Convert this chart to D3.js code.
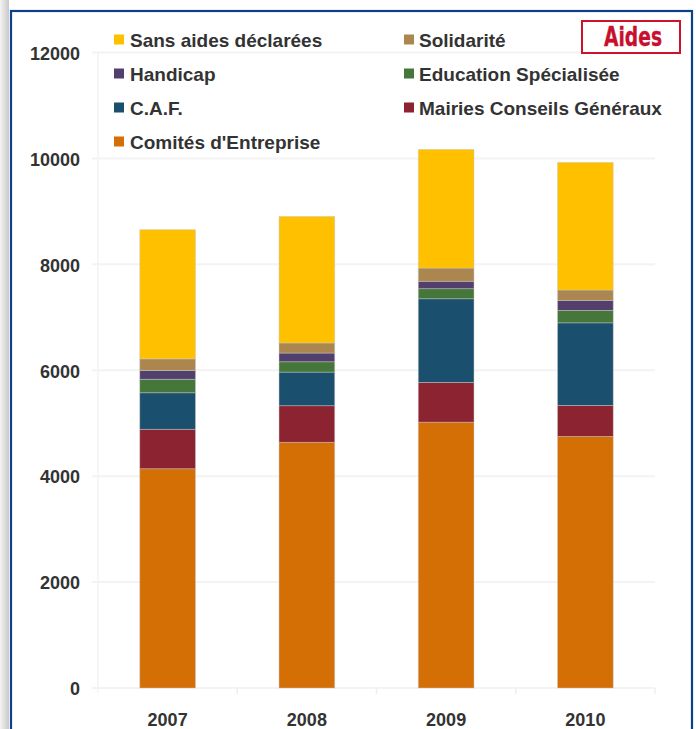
<!DOCTYPE html>
<html>
<head>
<meta charset="utf-8">
<script src="https://cdn.jsdelivr.net/npm/d3@7"></script>
<style>
  html, body { margin: 0; padding: 0; background: #fff; }
  svg { display: block; font-family: "Liberation Sans", Arial, sans-serif; }
</style>
</head>
<body>
<div id="chart"></div>
<script>
// data
const years = ["2007", "2008", "2009", "2010"];
const series = ["Comités d'Entreprise", "Mairies Conseils Généraux", "C.A.F.",
  "Education Spécialisée", "Handicap", "Solidarité", "Sans aides déclarées"];
const comites = [4140, 4640, 5020, 4750];
const mairies = [745, 690, 750, 585];
const caf = [690, 635, 1580, 1560];
const education = [255, 195, 190, 235];
const handicap = [165, 165, 140, 190];
const solidarite = [220, 190, 250, 195];
const sansAides = [2440, 2390, 2240, 2410];
const colors = ["#d46f06", "#8b2331", "#1b4f6e", "#45763a", "#533f6c", "#ab874f", "#ffc000"];
const yTicks = [0, 2000, 4000, 6000, 8000, 10000, 12000];
// legend order, row by row, two columns
const legendOrder = [6, 5, 4, 3, 2, 1, 0];

const W = 696, H = 729;
const margin = { top: 52.5, left: 98, right: 655, bottom: 688 };

const table = years.map((y, i) => ({
  year: y,
  [series[0]]: comites[i], [series[1]]: mairies[i], [series[2]]: caf[i],
  [series[3]]: education[i], [series[4]]: handicap[i], [series[5]]: solidarite[i],
  [series[6]]: sansAides[i]
}));

const svg = d3.select("#chart").append("svg")
  .attr("width", W).attr("height", H);

// page shadow on the left
const defs = svg.append("defs");
const grad = defs.append("linearGradient").attr("id", "shadow");
grad.append("stop").attr("offset", "0%").attr("stop-color", "#f4f4f4");
grad.append("stop").attr("offset", "100%").attr("stop-color", "#c8c8c8");
svg.append("rect").attr("x", 0).attr("y", 0).attr("width", 9).attr("height", H)
  .attr("fill", "url(#shadow)");

// blue frame
svg.append("rect").attr("x", 11).attr("y", 11).attr("width", 681).attr("height", H + 10)
  .attr("fill", "#fff").attr("stroke", "#0d3f8f").attr("stroke-width", 2.2);

const x = d3.scaleBand().domain(years).range([margin.left, margin.right]).paddingInner(0.6).paddingOuter(0.3);
const xb = d3.scaleBand().domain(years).range([margin.left, margin.right]);
const y = d3.scaleLinear().domain([0, 12000]).range([margin.bottom, margin.top]);

// grid
svg.append("g").selectAll("line").data(yTicks).join("line")
  .attr("x1", margin.left - 6).attr("x2", margin.right)
  .attr("y1", d => y(d)).attr("y2", d => y(d))
  .attr("stroke", "#f3f3f3").attr("stroke-width", 2);
svg.append("line").attr("x1", margin.left).attr("x2", margin.left)
  .attr("y1", margin.top).attr("y2", margin.bottom + 5)
  .attr("stroke", "#f3f3f3").attr("stroke-width", 1.5);
svg.append("g").selectAll("line").data(years.slice(1)).join("line")
  .attr("x1", d => xb(d)).attr("x2", d => xb(d))
  .attr("y1", margin.bottom).attr("y2", margin.bottom + 6)
  .attr("stroke", "#eeeeee").attr("stroke-width", 1.5);
svg.append("line").attr("x1", margin.right).attr("x2", margin.right)
  .attr("y1", margin.bottom).attr("y2", margin.bottom + 6)
  .attr("stroke", "#eeeeee").attr("stroke-width", 1.5);

// y labels
svg.append("g").selectAll("text").data(yTicks).join("text")
  .attr("x", 80).attr("y", d => y(d) + 2.5)
  .attr("text-anchor", "end").attr("dominant-baseline", "middle")
  .attr("font-size", 18).attr("font-weight", "bold").attr("fill", "#333")
  .text(d => d);

// x labels
svg.append("g").selectAll("text").data(years).join("text")
  .attr("x", d => x(d) + x.bandwidth() / 2).attr("y", 725.5)
  .attr("text-anchor", "middle")
  .attr("font-size", 18).attr("font-weight", "bold").attr("fill", "#333")
  .text(d => d);

// stacked bars
const stacked = d3.stack().keys(series)(table);
svg.append("g").selectAll("g").data(stacked).join("g")
  .attr("fill", (d, i) => colors[i])
  .selectAll("rect").data(d => d).join("rect")
  .attr("x", d => x(d.data.year))
  .attr("width", x.bandwidth())
  .attr("y", d => y(d[1]))
  .attr("height", d => y(d[0]) - y(d[1]))
  .attr("stroke", "rgba(200,200,200,0.55)").attr("stroke-width", 0.8);

// legend
const legend = svg.append("g").selectAll("g").data(legendOrder).join("g")
  .attr("transform", (d, i) => `translate(${i % 2 === 0 ? 114 : 404},${40 + Math.floor(i / 2) * 34})`);
legend.append("rect").attr("x", 0).attr("y", -5.5).attr("width", 10).attr("height", 10)
  .attr("fill", d => colors[d]);
legend.append("text").attr("x", (d, i) => i % 2 === 0 ? 16 : 15).attr("y", 0)
  .attr("dominant-baseline", "central")
  .attr("font-size", 19).attr("font-weight", "bold").attr("fill", "#333")
  .text(d => series[d]);

// "Aides" badge
svg.append("rect").attr("x", 582).attr("y", 21).attr("width", 98).attr("height", 32)
  .attr("fill", "#fff").attr("stroke", "#d0112b").attr("stroke-width", 2);
svg.append("text").attr("x", 604).attr("y", 46)
  .attr("font-family", "DejaVu Sans Condensed, DejaVu Sans, sans-serif")
  .attr("font-weight", "bold").attr("font-size", 27).attr("fill", "#c8102e")
  .attr("stroke", "#c8102e").attr("stroke-width", 0.3)
  .attr("textLength", 58).attr("lengthAdjust", "spacingAndGlyphs")
  .text("Aides");
</script>
</body>
</html>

+++

What you have to do: Write out the listing word for word, omitting the pictures it holds.

The solution:
Convert this chart to D3.js code.
<!DOCTYPE html>
<html>
<head>
<meta charset="utf-8">
<script src="https://cdn.jsdelivr.net/npm/d3@7"></script>
<style>
  html, body { margin: 0; padding: 0; background: #fff; }
  svg { display: block; font-family: "Liberation Sans", Arial, sans-serif; }
</style>
</head>
<body>
<div id="chart"></div>
<script>
// data
const years = ["2007", "2008", "2009", "2010"];
const series = ["Comités d'Entreprise", "Mairies Conseils Généraux", "C.A.F.",
  "Education Spécialisée", "Handicap", "Solidarité", "Sans aides déclarées"];
const comites = [4140, 4640, 5020, 4750];
const mairies = [745, 690, 750, 585];
const caf = [690, 635, 1580, 1560];
const education = [255, 195, 190, 235];
const handicap = [165, 165, 140, 190];
const solidarite = [220, 190, 250, 195];
const sansAides = [2440, 2390, 2240, 2410];
const colors = ["#d46f06", "#8b2331", "#1b4f6e", "#45763a", "#533f6c", "#ab874f", "#ffc000"];
const yTicks = [0, 2000, 4000, 6000, 8000, 10000, 12000];
// legend order, row by row, two columns
const legendOrder = [6, 5, 4, 3, 2, 1, 0];

const W = 696, H = 729;
const margin = { top: 52.5, left: 98, right: 655, bottom: 688 };

const table = years.map((y, i) => ({
  year: y,
  [series[0]]: comites[i], [series[1]]: mairies[i], [series[2]]: caf[i],
  [series[3]]: education[i], [series[4]]: handicap[i], [series[5]]: solidarite[i],
  [series[6]]: sansAides[i]
}));

const svg = d3.select("#chart").append("svg")
  .attr("width", W).attr("height", H);

// page shadow on the left
const defs = svg.append("defs");
const grad = defs.append("linearGradient").attr("id", "shadow");
grad.append("stop").attr("offset", "0%").attr("stop-color", "#f4f4f4");
grad.append("stop").attr("offset", "100%").attr("stop-color", "#c8c8c8");
svg.append("rect").attr("x", 0).attr("y", 0).attr("width", 9).attr("height", H)
  .attr("fill", "url(#shadow)");

// blue frame
svg.append("rect").attr("x", 11).attr("y", 11).attr("width", 681).attr("height", H + 10)
  .attr("fill", "#fff").attr("stroke", "#0d3f8f").attr("stroke-width", 2.2);

const x = d3.scaleBand().domain(years).range([margin.left, margin.right]).paddingInner(0.6).paddingOuter(0.3);
const xb = d3.scaleBand().domain(years).range([margin.left, margin.right]);
const y = d3.scaleLinear().domain([0, 12000]).range([margin.bottom, margin.top]);

// grid
svg.append("g").selectAll("line").data(yTicks).join("line")
  .attr("x1", margin.left - 6).attr("x2", margin.right)
  .attr("y1", d => y(d)).attr("y2", d => y(d))
  .attr("stroke", "#f3f3f3").attr("stroke-width", 2);
svg.append("line").attr("x1", margin.left).attr("x2", margin.left)
  .attr("y1", margin.top).attr("y2", margin.bottom + 5)
  .attr("stroke", "#f3f3f3").attr("stroke-width", 1.5);
svg.append("g").selectAll("line").data(years.slice(1)).join("line")
  .attr("x1", d => xb(d)).attr("x2", d => xb(d))
  .attr("y1", margin.bottom).attr("y2", margin.bottom + 6)
  .attr("stroke", "#eeeeee").attr("stroke-width", 1.5);
svg.append("line").attr("x1", margin.right).attr("x2", margin.right)
  .attr("y1", margin.bottom).attr("y2", margin.bottom + 6)
  .attr("stroke", "#eeeeee").attr("stroke-width", 1.5);

// y labels
svg.append("g").selectAll("text").data(yTicks).join("text")
  .attr("x", 80).attr("y", d => y(d) + 2.5)
  .attr("text-anchor", "end").attr("dominant-baseline", "middle")
  .attr("font-size", 18).attr("font-weight", "bold").attr("fill", "#333")
  .text(d => d);

// x labels
svg.append("g").selectAll("text").data(years).join("text")
  .attr("x", d => x(d) + x.bandwidth() / 2).attr("y", 725.5)
  .attr("text-anchor", "middle")
  .attr("font-size", 18).attr("font-weight", "bold").attr("fill", "#333")
  .text(d => d);

// stacked bars
const stacked = d3.stack().keys(series)(table);
svg.append("g").selectAll("g").data(stacked).join("g")
  .attr("fill", (d, i) => colors[i])
  .selectAll("rect").data(d => d).join("rect")
  .attr("x", d => x(d.data.year))
  .attr("width", x.bandwidth())
  .attr("y", d => y(d[1]))
  .attr("height", d => y(d[0]) - y(d[1]))
  .attr("stroke", "rgba(200,200,200,0.55)").attr("stroke-width", 0.8);

// legend
const legend = svg.append("g").selectAll("g").data(legendOrder).join("g")
  .attr("transform", (d, i) => `translate(${i % 2 === 0 ? 114 : 404},${40 + Math.floor(i / 2) * 34})`);
legend.append("rect").attr("x", 0).attr("y", -5.5).attr("width", 10).attr("height", 10)
  .attr("fill", d => colors[d]);
legend.append("text").attr("x", (d, i) => i % 2 === 0 ? 16 : 15).attr("y", 0)
  .attr("dominant-baseline", "central")
  .attr("font-size", 19).attr("font-weight", "bold").attr("fill", "#333")
  .text(d => series[d]);

// "Aides" badge
svg.append("rect").attr("x", 582).attr("y", 21).attr("width", 98).attr("height", 32)
  .attr("fill", "#fff").attr("stroke", "#d0112b").attr("stroke-width", 2);
svg.append("text").attr("x", 604).attr("y", 46)
  .attr("font-family", "DejaVu Sans Condensed, DejaVu Sans, sans-serif")
  .attr("font-weight", "bold").attr("font-size", 27).attr("fill", "#c8102e")
  .attr("stroke", "#c8102e").attr("stroke-width", 0.3)
  .attr("textLength", 58).attr("lengthAdjust", "spacingAndGlyphs")
  .text("Aides");
</script>
</body>
</html>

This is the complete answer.